(begin)
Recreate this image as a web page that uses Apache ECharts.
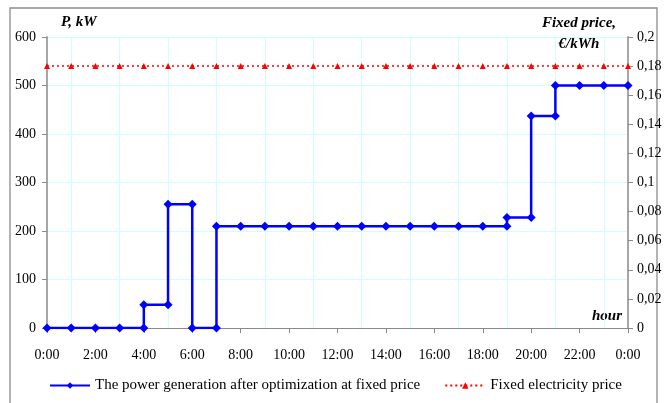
<!DOCTYPE html>
<html>
<head>
<meta charset="utf-8">
<script src="https://cdn.jsdelivr.net/npm/echarts@6/dist/echarts.min.js"></script>
<style>
html,body{margin:0;padding:0;background:#fff;}
#chart{width:665px;height:403px;}
</style>
</head>
<body>
<div id="chart"></div>
<script>
// ---- data ----
const hourLabels = ["0:00","1:00","2:00","3:00","4:00","5:00","6:00","7:00","8:00","9:00","10:00","11:00","12:00",
  "13:00","14:00","15:00","16:00","17:00","18:00","19:00","20:00","21:00","22:00","23:00","0:00"];
// power level (kW) set at each hour (held until the next hour)
const powerLevels = [0,0,0,0,48,255,0,210,210,210,210,210,210,210,210,210,210,210,210,228,437,500,500,500,500];
// fixed electricity price (€/kWh) at each hour
const priceValues = [0.18,0.18,0.18,0.18,0.18,0.18,0.18,0.18,0.18,0.18,0.18,0.18,0.18,
  0.18,0.18,0.18,0.18,0.18,0.18,0.18,0.18,0.18,0.18,0.18,0.18];
const powerTicks = [0,100,200,300,400,500,600];

const seriesNames = ["The power generation after optimization at fixed price","Fixed electricity price"];

// build stepped vertices (markers at both ends of each vertical jump)
const powerPoints = [];
powerLevels.forEach((v, i) => {
  if (i > 0 && v !== powerLevels[i-1]) powerPoints.push([i, powerLevels[i-1]]);
  powerPoints.push([i, v]);
});
const pricePoints = priceValues.map((v, i) => [i, v]);

const FONT = "Liberation Serif";
const chart = echarts.init(document.getElementById('chart'), null, {renderer:'canvas'});
chart.setOption({
  animation: false,
  backgroundColor: '#ffffff',
  textStyle: {fontFamily: FONT, color: '#000'},
  grid: {left: 47, right: 37, top: 37, bottom: 75, containLabel: false},
  xAxis: {
    type: 'category',
    data: hourLabels,
    boundaryGap: false,
    axisLine: {lineStyle: {color: '#8a8a8a', width: 1.2}},
    axisTick: {show: true, interval: 1, length: 5, lineStyle: {color: '#8a8a8a'}},
    axisLabel: {interval: 1, margin: 20, fontFamily: FONT, fontSize: 14, color: '#000'},
    splitLine: {show: true, interval: (idx) => idx % 2 === 1, lineStyle: {color: '#ccffff', width: 1}}
  },
  yAxis: [
    {
      type: 'value', min: powerTicks[0], max: powerTicks[powerTicks.length-1], interval: 100,
      axisLine: {show: true, lineStyle: {color: '#a6a6a6', width: 2}},
      axisTick: {show: true, length: 5, lineStyle: {color: '#8a8a8a'}},
      axisLabel: {margin: 11, fontFamily: FONT, fontSize: 14, color: '#000'},
      splitLine: {show: true, lineStyle: {color: '#ccffff', width: 1}}
    },
    {
      type: 'value', min: 0, max: 0.2, interval: 0.02, position: 'right',
      axisLine: {show: true, lineStyle: {color: '#a6a6a6', width: 2}},
      axisTick: {show: true, length: 5, lineStyle: {color: '#8a8a8a'}},
      axisLabel: {margin: 9, fontFamily: FONT, fontSize: 14, color: '#000',
        formatter: v => String(+v.toFixed(2)).replace('.', ',')},
      splitLine: {show: false}
    }
  ],
  legend: {
    left: 44, top: 373, itemGap: 24, itemWidth: 40, itemHeight: 8,
    textStyle: {fontFamily: FONT, fontSize: 15, color: '#000'},
    data: seriesNames
  },
  series: [
    {
      name: seriesNames[0], type: 'line', xAxisIndex: 0, yAxisIndex: 0,
      data: powerPoints,
      symbol: 'diamond', symbolSize: 9,
      lineStyle: {color: '#0000ff', width: 2.5},
      itemStyle: {color: '#0000ff'},
      z: 3
    },
    {
      name: seriesNames[1], type: 'line', xAxisIndex: 0, yAxisIndex: 1,
      data: pricePoints,
      symbol: 'triangle', symbolSize: 6,
      lineStyle: {color: '#ff0000', width: 1.5, type: [2, 3]},
      itemStyle: {color: '#ff0000'},
      z: 2
    }
  ],
  graphic: [
    {type: 'rect', shape: {x: 10, y: 8, width: 647, height: 400}, style: {fill: 'none', stroke: '#8c8c8c', lineWidth: 1.3}, z: -1, silent: true},
    {type: 'text', left: 61, top: 15, style: {text: 'P, kW', font: 'italic bold 15px "Liberation Serif"', fill: '#000'}},
    {type: 'text', x: 579, y: 23, style: {text: 'Fixed price,', font: 'italic bold 15px "Liberation Serif"', fill: '#000', textAlign: 'center', textVerticalAlign: 'middle'}},
    {type: 'text', x: 579, y: 44, style: {text: '€/kWh', font: 'italic bold 15px "Liberation Serif"', fill: '#000', textAlign: 'center', textVerticalAlign: 'middle'}},
    {type: 'text', x: 622, y: 316, style: {text: 'hour', font: 'italic bold 15px "Liberation Serif"', fill: '#000', textAlign: 'right', textVerticalAlign: 'middle'}}
  ]
});
</script>
</body>
</html>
(end)
What is expected =
Extract the full listing above verbatim; pictures are to be left out of the copy.

Right answer =
Recreate this image as a web page that uses Apache ECharts.
<!DOCTYPE html>
<html>
<head>
<meta charset="utf-8">
<script src="https://cdn.jsdelivr.net/npm/echarts@6/dist/echarts.min.js"></script>
<style>
html,body{margin:0;padding:0;background:#fff;}
#chart{width:665px;height:403px;}
</style>
</head>
<body>
<div id="chart"></div>
<script>
// ---- data ----
const hourLabels = ["0:00","1:00","2:00","3:00","4:00","5:00","6:00","7:00","8:00","9:00","10:00","11:00","12:00",
  "13:00","14:00","15:00","16:00","17:00","18:00","19:00","20:00","21:00","22:00","23:00","0:00"];
// power level (kW) set at each hour (held until the next hour)
const powerLevels = [0,0,0,0,48,255,0,210,210,210,210,210,210,210,210,210,210,210,210,228,437,500,500,500,500];
// fixed electricity price (€/kWh) at each hour
const priceValues = [0.18,0.18,0.18,0.18,0.18,0.18,0.18,0.18,0.18,0.18,0.18,0.18,0.18,
  0.18,0.18,0.18,0.18,0.18,0.18,0.18,0.18,0.18,0.18,0.18,0.18];
const powerTicks = [0,100,200,300,400,500,600];

const seriesNames = ["The power generation after optimization at fixed price","Fixed electricity price"];

// build stepped vertices (markers at both ends of each vertical jump)
const powerPoints = [];
powerLevels.forEach((v, i) => {
  if (i > 0 && v !== powerLevels[i-1]) powerPoints.push([i, powerLevels[i-1]]);
  powerPoints.push([i, v]);
});
const pricePoints = priceValues.map((v, i) => [i, v]);

const FONT = "Liberation Serif";
const chart = echarts.init(document.getElementById('chart'), null, {renderer:'canvas'});
chart.setOption({
  animation: false,
  backgroundColor: '#ffffff',
  textStyle: {fontFamily: FONT, color: '#000'},
  grid: {left: 47, right: 37, top: 37, bottom: 75, containLabel: false},
  xAxis: {
    type: 'category',
    data: hourLabels,
    boundaryGap: false,
    axisLine: {lineStyle: {color: '#8a8a8a', width: 1.2}},
    axisTick: {show: true, interval: 1, length: 5, lineStyle: {color: '#8a8a8a'}},
    axisLabel: {interval: 1, margin: 20, fontFamily: FONT, fontSize: 14, color: '#000'},
    splitLine: {show: true, interval: (idx) => idx % 2 === 1, lineStyle: {color: '#ccffff', width: 1}}
  },
  yAxis: [
    {
      type: 'value', min: powerTicks[0], max: powerTicks[powerTicks.length-1], interval: 100,
      axisLine: {show: true, lineStyle: {color: '#a6a6a6', width: 2}},
      axisTick: {show: true, length: 5, lineStyle: {color: '#8a8a8a'}},
      axisLabel: {margin: 11, fontFamily: FONT, fontSize: 14, color: '#000'},
      splitLine: {show: true, lineStyle: {color: '#ccffff', width: 1}}
    },
    {
      type: 'value', min: 0, max: 0.2, interval: 0.02, position: 'right',
      axisLine: {show: true, lineStyle: {color: '#a6a6a6', width: 2}},
      axisTick: {show: true, length: 5, lineStyle: {color: '#8a8a8a'}},
      axisLabel: {margin: 9, fontFamily: FONT, fontSize: 14, color: '#000',
        formatter: v => String(+v.toFixed(2)).replace('.', ',')},
      splitLine: {show: false}
    }
  ],
  legend: {
    left: 44, top: 373, itemGap: 24, itemWidth: 40, itemHeight: 8,
    textStyle: {fontFamily: FONT, fontSize: 15, color: '#000'},
    data: seriesNames
  },
  series: [
    {
      name: seriesNames[0], type: 'line', xAxisIndex: 0, yAxisIndex: 0,
      data: powerPoints,
      symbol: 'diamond', symbolSize: 9,
      lineStyle: {color: '#0000ff', width: 2.5},
      itemStyle: {color: '#0000ff'},
      z: 3
    },
    {
      name: seriesNames[1], type: 'line', xAxisIndex: 0, yAxisIndex: 1,
      data: pricePoints,
      symbol: 'triangle', symbolSize: 6,
      lineStyle: {color: '#ff0000', width: 1.5, type: [2, 3]},
      itemStyle: {color: '#ff0000'},
      z: 2
    }
  ],
  graphic: [
    {type: 'rect', shape: {x: 10, y: 8, width: 647, height: 400}, style: {fill: 'none', stroke: '#8c8c8c', lineWidth: 1.3}, z: -1, silent: true},
    {type: 'text', left: 61, top: 15, style: {text: 'P, kW', font: 'italic bold 15px "Liberation Serif"', fill: '#000'}},
    {type: 'text', x: 579, y: 23, style: {text: 'Fixed price,', font: 'italic bold 15px "Liberation Serif"', fill: '#000', textAlign: 'center', textVerticalAlign: 'middle'}},
    {type: 'text', x: 579, y: 44, style: {text: '€/kWh', font: 'italic bold 15px "Liberation Serif"', fill: '#000', textAlign: 'center', textVerticalAlign: 'middle'}},
    {type: 'text', x: 622, y: 316, style: {text: 'hour', font: 'italic bold 15px "Liberation Serif"', fill: '#000', textAlign: 'right', textVerticalAlign: 'middle'}}
  ]
});
</script>
</body>
</html>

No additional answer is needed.